R.- Sin empatía no es posible escribir ni tampoco leer libros, ésa es la condición mínima para que la literatura exista. A través de la empatía podemos narrar cada historia al menos de dos formas, podemos cambiar el punto de vista. Hay una formula gramaticalmente incorrecta pero que encuentro semánticamente acertada: yo somos.
"En Bulgaría ni siquiera nos hemos contado en su totalidad la historia de los años comunistas, los traumas personales"
P.- Han pasado casi tres décadas desde la caída del Muro y Bulgaria pertenece a la UE, ¿qué queda hoy de la Bulgaria anterior a 1989? ¿Ha desaparecido ese sentimiento claustrofóbico de aislamiento presente en la novela?
R.- Yo tenía 21 años, era estudiante universitario cuando cayó el Muro. Gran parte de la vida de mi generación transcurrió en las calles de la ciudad durante las manifestaciones y las protestas. Recuerdo cómo en una de las primeras manifestaciones un colega de la universidad dijo: "No quiero desanimaros pero seguro que tiene que pasar al menos un año hasta que las cosas cambien aquí". Y nosotros dijimos: "¡Qué dices, un año entero!". Ahora, treinta años después solo podemos reírnos de aquella ingenuidad e inocencia. No estoy seguro que esa claustrofobia haya desaparecido, al menos en cuanto a mi generación y la anterior. Ni siquiera nos hemos contado en su totalidad la historia de aquel tiempo, no nos hemos contado nuestros traumas e historias personales.
P.- Acaba de publicar Todos nuestros cuerpos, ¿en qué consiste el libro y en qué trabaja ahora?

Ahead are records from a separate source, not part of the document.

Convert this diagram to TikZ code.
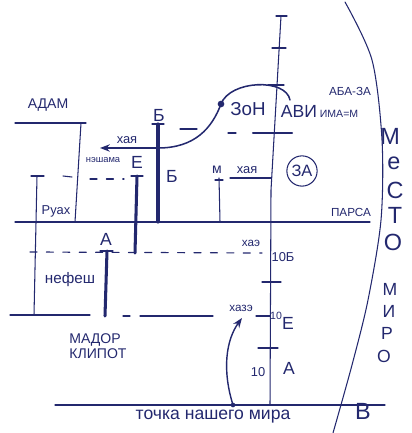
\documentclass[tikz,border=0pt]{standalone}
\usepackage{fontspec}
\setmainfont{Liberation Sans}
\usepackage{tikz}
\usetikzlibrary{arrows.meta, positioning}
\definecolor{ink}{RGB}{35,40,110}
\tikzset{
  lbl/.style={text=ink, inner sep=1pt, font=\fontsize{12}{13}\selectfont},
  biglbl/.style={lbl, font=\fontsize{15}{16}\selectfont},
  smalllbl/.style={lbl, font=\fontsize{9}{10}\selectfont},
  letter/.style={lbl, inner sep=0pt, font=\fontsize{20}{20}\selectfont},
  smallletter/.style={lbl, inner sep=0pt, font=\fontsize{15}{15}\selectfont},
  thinline/.style={draw=ink, line width=0.9pt},
  thickbar/.style={draw=ink, line width=2.6pt},
  dashline/.style={draw=ink, line width=1pt, dash pattern=on 6pt off 8pt},
  arrow/.style={-Stealth, line width=1.2pt, draw=ink}
}

\begin{document}
\begin{tikzpicture}[x=0.03cm, y=-0.03cm, line cap=round]
  \useasboundingbox (0,0) rectangle (411,433);

  % Coordinates
  \coordinate (axtop) at (281,16);
  \coordinate (axmid) at (271,190);
  \coordinate (axbot) at (270,405);
  \coordinate (parsaL) at (15,222);
  \coordinate (parsaR) at (370,222);
  \coordinate (botL) at (55,405);
  \coordinate (botR) at (385,405);
  \coordinate (dot) at (221,104);
  \coordinate (pt) at (233,405);

  % Axis and levels
  \draw[thinline] (axtop) -- (axmid) -- (axbot);
  \foreach \y/\xa/\xb in {16/276/287, 48/272/286, 85/268/284, 282/262/281, 348/258/278}
    \draw[thinline] (\xa,\y) -- (\xb,\y);
  \draw[draw=ink, line width=1.8pt] (253,133) -- (292,133);
  \draw[thinline] (parsaL) -- (parsaR);
  \draw[thinline] (botL) -- (botR);

  % Adam
  \draw[thinline] (15,123) -- (86,123);
  \draw[thinline] (81,123) -- (75,222);
  \draw[thinline] (31,176) -- (44,176);
  \draw[thinline] (37,176) -- (34,315);
  \draw[thinline] (10,315) -- (90,315);

  % Bars
  \draw[thinline] (152,124) -- (164,124);
  \draw[thickbar] (158,124) -- (158,222);
  \draw[thinline] (131,176) -- (143,176);
  \draw[thickbar] (137,176) -- (135,253);
  \draw[thinline] (100,251) -- (113,251);
  \draw[thickbar] (107,251) -- (105,316);
  \draw[thinline] (215,180) -- (223,180);
  \draw[thinline] (219,178) -- (220,222);

  % Dashes
  \draw[thinline] (63,176) -- (72,177);
  \draw[dashline] (90,179) -- (124,179);
  \draw[thinline] (180,129) -- (197,129);
  \draw[thinline] (228,133) -- (236,133);
  \draw[thinline] (230,178) -- (271,178);
  \draw[dashline] (30,252) -- (262,253);
  \draw[thinline] (123,316) -- (130,316);
  \draw[thinline] (140,316) -- (213,316);
  \draw[thinline] (256,316) -- (270,316);

  % Curve and arrows
  \draw[draw=ink, line width=1.3pt] (158,148) .. controls (195,148) and (212,128) .. (dot)
    .. controls (230,80) and (286,78) .. (290,100);
  \fill[ink] (dot) circle (0.1cm);
  \draw[arrow] (158,148) -- (100,148);
  \fill[ink] (pt) circle (0.07cm);
  \draw[arrow] (pt) .. controls (222,370) and (226,340) .. (242,318);

  % World border
  \draw[thinline] plot[smooth] coordinates {(345,2) (372,60) (382,140) (381,220) (368,300) (352,365) (333,433)};

  % Nodes
  \node[lbl] (adam) at (48,105) {АДАМ};
  \node[lbl, font=\fontsize{11}{12}\selectfont] (haya) at (127,140) {хая};
  \node[smalllbl, font=\fontsize{8}{9}\selectfont] (neshama) at (103,160) {нэшама};
  \node[biglbl] (betTop) at (159,115) {Б};
  \node[biglbl] (betRight) at (172,176) {Б};
  \node[biglbl] (eLbl) at (137,162) {Е};
  \node[lbl, font=\fontsize{11}{12}\selectfont] (ruah) at (56,211) {Руах};
  \node[biglbl] (aLbl) at (106,239) {А};
  \node[lbl, font=\fontsize{13}{14}\selectfont] (nefesh) at (70,280) {нефеш};
  \node[lbl, align=left, anchor=north west] (mador) at (68,332) {МАДОР\\КЛИПОТ};

  \node[lbl, font=\fontsize{16}{17}\selectfont] (zon) at (248,109) {ЗоН};
  \node[biglbl] (avi) at (299,111) {АВИ};
  \node[smalllbl, right=0pt of avi.south east, anchor=south west] (ima) {ИМА=М};
  \node[smalllbl, font=\fontsize{10}{11}\selectfont] (abaza) at (350,91) {АБА-ЗА};
  \node[lbl] (mem) at (217,170) {м};
  \node[lbl, font=\fontsize{11}{12}\selectfont] (hayaM) at (247,170) {хая};
  \node[lbl, font=\fontsize{14}{15}\selectfont, draw=ink, circle, line width=0.9pt, inner sep=2pt] (za) at (302,171) {ЗА};
  \node[smalllbl, font=\fontsize{10}{11}\selectfont] (parsa) at (351,212) {ПАРСА};
  \node[smalllbl, font=\fontsize{10}{11}\selectfont] (hazeTop) at (251,243) {хаэ};
  \node[lbl, font=\fontsize{11}{12}\selectfont] (tenB) at (283,257) {10Б};
  \node[smalllbl, font=\fontsize{10}{11}\selectfont] (haze) at (241,308) {хазэ};
  \node[smalllbl] (tenE) at (276,316) {10};
  \node[biglbl] (eAx) at (288,323) {Е};
  \node[biglbl] (aAx) at (289,368) {А};
  \node[lbl, font=\fontsize{11}{12}\selectfont] (ten) at (258,372) {10};
  \node[lbl, font=\fontsize{15}{16}\selectfont] (point) at (213,417) {точка нашего мира};

  % Vertical letters
  \foreach \t/\x/\y in {М/390/136, е/394/163, С/395/190, Т/395/215, О/393/242}
    \node[letter] at (\x,\y) {\t};
  \foreach \t/\x/\y in {М/390/289, И/389/311, Р/387/333, О/384/356}
    \node[smallletter] at (\x,\y) {\t};
  \node[letter] (vav) at (363,411) {В};

\end{tikzpicture}
\end{document}
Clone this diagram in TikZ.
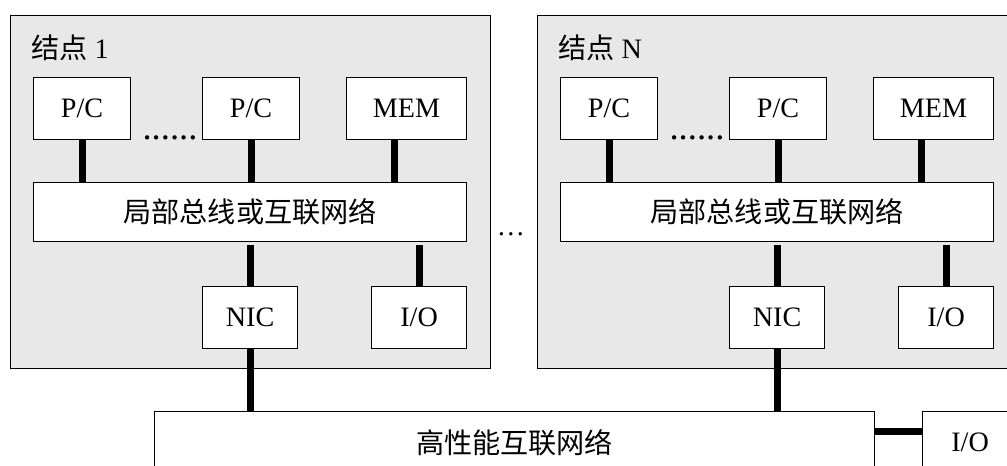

R.- Todos nuestros cuerpos es un libro de 103 microhistorias, la más corta de 3 palabras y la más larga de página y media. Como indica el título, son las historias de todos los cuerpos que habitamos a través de los años. Se trata también de la capacidad de la literatura de producir recuerdos reales. Recuerdo nítidamente cómo mi abuelo me llevó a ver el hielo que Melquiades trajo a Macondo, recuerdo como estoy tumbado en el campo de Austerliz como el conde Bolkonsky, herido, y por primera vez veo las nubes sobre mí. Todos esos recuerdos a veces son mucho más reales que los recuerdos de las cosas que me ocurrieron la semana pasada. Ahora estoy trabajando en una novela sobre los miedos y lo poco inocente que puede ser esa reconstrucción y recuperación del pasado.